Material for this exercise:
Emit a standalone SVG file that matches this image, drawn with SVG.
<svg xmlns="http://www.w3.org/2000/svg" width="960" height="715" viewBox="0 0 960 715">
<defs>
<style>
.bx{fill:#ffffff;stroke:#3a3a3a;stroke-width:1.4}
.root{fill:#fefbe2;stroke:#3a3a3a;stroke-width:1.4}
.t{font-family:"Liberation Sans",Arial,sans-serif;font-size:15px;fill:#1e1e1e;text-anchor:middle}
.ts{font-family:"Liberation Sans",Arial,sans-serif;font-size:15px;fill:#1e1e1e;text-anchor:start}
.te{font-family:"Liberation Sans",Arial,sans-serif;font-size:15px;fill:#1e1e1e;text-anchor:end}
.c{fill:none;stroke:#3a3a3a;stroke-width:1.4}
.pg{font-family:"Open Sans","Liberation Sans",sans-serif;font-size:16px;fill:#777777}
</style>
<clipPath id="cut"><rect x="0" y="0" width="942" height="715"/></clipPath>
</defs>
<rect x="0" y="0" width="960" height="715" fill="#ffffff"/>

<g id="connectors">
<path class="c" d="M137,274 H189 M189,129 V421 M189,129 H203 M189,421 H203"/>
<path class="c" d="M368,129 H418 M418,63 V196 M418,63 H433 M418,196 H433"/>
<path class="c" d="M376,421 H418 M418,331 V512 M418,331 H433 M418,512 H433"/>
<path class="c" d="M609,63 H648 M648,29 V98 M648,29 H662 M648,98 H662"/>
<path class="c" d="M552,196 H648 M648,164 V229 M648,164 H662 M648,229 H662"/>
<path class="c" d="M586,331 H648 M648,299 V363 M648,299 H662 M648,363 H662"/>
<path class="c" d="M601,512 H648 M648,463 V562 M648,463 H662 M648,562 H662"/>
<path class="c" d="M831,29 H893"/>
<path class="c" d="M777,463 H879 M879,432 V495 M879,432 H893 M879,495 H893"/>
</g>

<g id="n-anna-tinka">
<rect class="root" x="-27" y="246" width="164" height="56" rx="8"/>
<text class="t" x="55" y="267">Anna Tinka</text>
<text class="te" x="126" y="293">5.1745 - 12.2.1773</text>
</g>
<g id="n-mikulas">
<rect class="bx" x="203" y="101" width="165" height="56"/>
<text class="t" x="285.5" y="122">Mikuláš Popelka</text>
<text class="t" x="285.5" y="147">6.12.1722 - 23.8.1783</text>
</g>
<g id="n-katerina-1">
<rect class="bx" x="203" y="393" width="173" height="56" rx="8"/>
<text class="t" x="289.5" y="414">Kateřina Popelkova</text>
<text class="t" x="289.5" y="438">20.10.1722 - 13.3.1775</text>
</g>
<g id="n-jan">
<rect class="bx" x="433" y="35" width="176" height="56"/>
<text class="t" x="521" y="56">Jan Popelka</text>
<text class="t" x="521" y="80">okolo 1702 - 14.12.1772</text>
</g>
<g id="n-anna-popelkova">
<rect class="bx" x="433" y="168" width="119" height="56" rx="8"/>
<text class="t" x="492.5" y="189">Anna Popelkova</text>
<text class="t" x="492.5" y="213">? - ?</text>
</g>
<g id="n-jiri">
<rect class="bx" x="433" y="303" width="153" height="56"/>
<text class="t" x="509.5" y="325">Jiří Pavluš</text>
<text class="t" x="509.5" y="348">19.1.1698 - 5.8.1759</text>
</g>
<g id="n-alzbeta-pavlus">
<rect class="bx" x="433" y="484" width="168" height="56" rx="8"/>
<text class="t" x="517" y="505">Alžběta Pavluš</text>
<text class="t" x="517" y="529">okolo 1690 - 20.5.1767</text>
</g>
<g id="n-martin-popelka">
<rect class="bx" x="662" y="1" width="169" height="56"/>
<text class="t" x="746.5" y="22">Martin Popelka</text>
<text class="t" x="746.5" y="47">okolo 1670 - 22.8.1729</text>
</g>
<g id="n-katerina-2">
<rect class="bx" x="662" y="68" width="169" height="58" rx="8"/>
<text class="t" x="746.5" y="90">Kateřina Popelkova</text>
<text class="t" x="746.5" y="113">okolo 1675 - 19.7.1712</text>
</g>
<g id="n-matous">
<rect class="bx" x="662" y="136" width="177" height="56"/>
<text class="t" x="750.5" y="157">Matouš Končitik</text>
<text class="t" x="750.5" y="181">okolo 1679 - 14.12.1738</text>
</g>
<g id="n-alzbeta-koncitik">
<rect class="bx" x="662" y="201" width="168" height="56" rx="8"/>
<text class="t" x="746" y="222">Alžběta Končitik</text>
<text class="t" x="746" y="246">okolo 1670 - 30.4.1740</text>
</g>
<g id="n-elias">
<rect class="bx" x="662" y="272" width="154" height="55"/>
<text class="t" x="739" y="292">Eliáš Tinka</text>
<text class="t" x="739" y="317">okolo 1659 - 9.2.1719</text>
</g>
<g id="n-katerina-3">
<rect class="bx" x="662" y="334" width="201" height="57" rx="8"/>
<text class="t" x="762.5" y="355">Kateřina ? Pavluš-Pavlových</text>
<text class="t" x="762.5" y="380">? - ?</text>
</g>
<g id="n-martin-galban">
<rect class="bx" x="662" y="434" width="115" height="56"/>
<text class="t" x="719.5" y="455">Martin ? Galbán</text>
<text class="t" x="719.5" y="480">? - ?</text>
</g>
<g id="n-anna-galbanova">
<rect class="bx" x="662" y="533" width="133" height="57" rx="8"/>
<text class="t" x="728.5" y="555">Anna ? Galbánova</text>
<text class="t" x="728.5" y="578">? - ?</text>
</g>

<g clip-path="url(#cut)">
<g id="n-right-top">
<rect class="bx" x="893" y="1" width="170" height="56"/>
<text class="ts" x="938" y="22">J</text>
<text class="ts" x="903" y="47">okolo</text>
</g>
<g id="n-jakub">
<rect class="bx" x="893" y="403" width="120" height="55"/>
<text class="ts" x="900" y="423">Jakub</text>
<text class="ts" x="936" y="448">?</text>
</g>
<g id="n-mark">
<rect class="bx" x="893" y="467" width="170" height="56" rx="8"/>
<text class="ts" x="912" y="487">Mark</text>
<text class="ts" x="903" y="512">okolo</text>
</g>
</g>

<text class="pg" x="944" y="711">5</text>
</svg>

---

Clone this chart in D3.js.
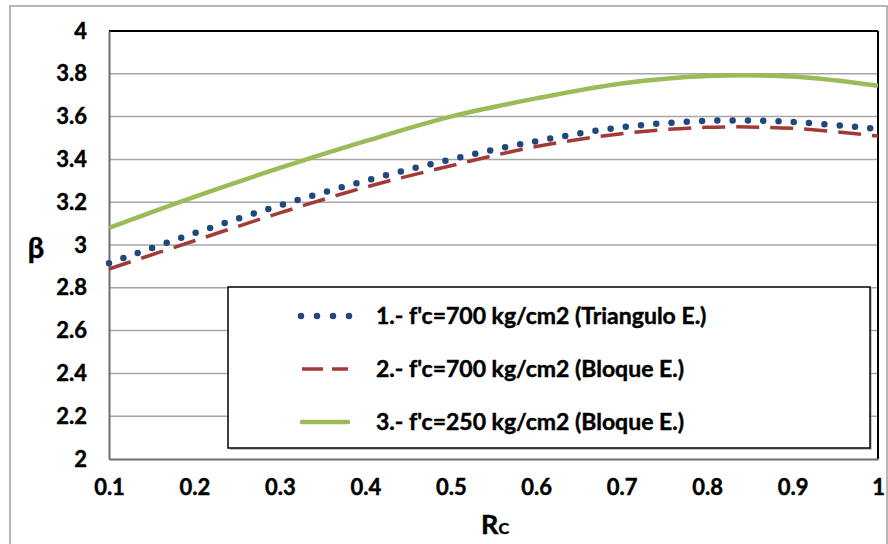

* * *

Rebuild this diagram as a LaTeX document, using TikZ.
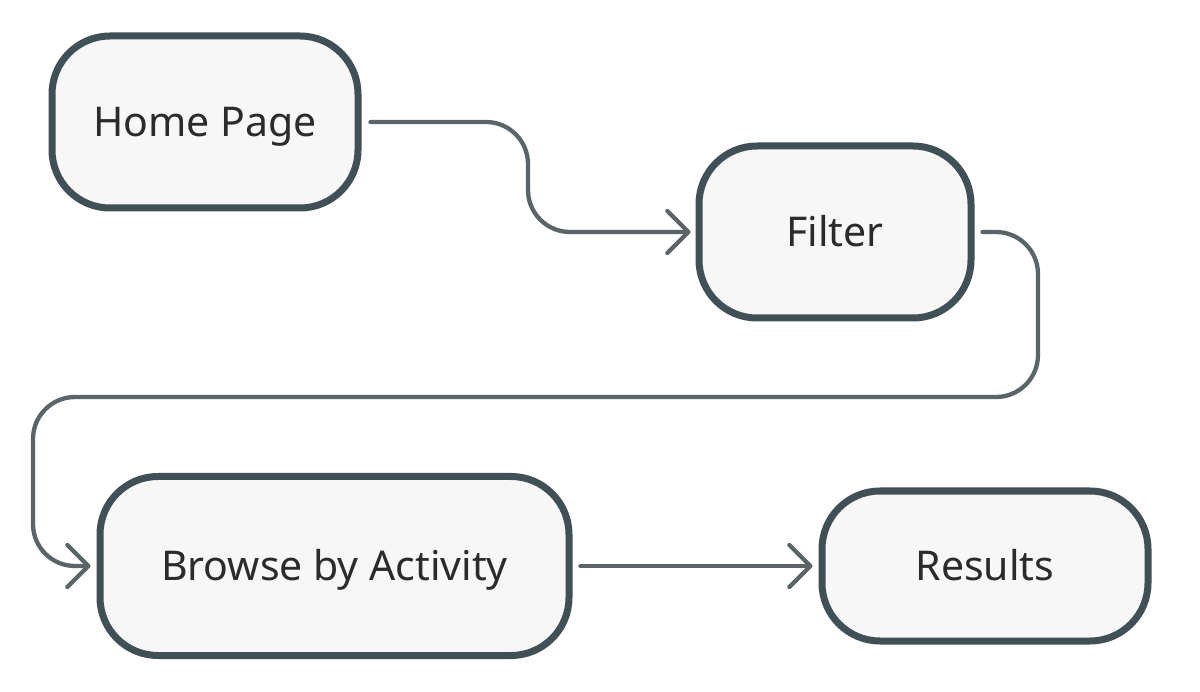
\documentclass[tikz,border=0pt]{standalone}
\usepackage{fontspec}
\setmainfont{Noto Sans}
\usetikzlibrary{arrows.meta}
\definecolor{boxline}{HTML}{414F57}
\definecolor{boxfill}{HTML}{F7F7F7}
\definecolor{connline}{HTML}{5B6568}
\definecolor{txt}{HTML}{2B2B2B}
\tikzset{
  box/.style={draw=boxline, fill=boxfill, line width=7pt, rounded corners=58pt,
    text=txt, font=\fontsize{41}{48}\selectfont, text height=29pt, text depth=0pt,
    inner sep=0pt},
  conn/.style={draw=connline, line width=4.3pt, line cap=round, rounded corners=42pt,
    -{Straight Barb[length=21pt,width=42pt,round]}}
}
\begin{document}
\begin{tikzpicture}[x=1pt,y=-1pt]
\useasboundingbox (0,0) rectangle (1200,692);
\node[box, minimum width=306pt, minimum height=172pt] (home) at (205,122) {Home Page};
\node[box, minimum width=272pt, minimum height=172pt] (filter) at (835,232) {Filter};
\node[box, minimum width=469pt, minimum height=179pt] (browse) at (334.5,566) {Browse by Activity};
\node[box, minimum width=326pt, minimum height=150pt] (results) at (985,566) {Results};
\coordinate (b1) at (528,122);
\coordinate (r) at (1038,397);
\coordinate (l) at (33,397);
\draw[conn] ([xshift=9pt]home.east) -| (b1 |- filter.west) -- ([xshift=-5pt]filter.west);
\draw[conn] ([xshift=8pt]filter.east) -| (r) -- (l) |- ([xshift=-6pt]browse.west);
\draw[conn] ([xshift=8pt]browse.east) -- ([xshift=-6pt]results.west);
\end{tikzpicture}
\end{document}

Your task: Copy all lines of the listing above that contain the string "standalone".

Reply:
Emit a standalone SVG file that matches this image, drawn with SVG.
\documentclass[tikz,border=0pt]{standalone}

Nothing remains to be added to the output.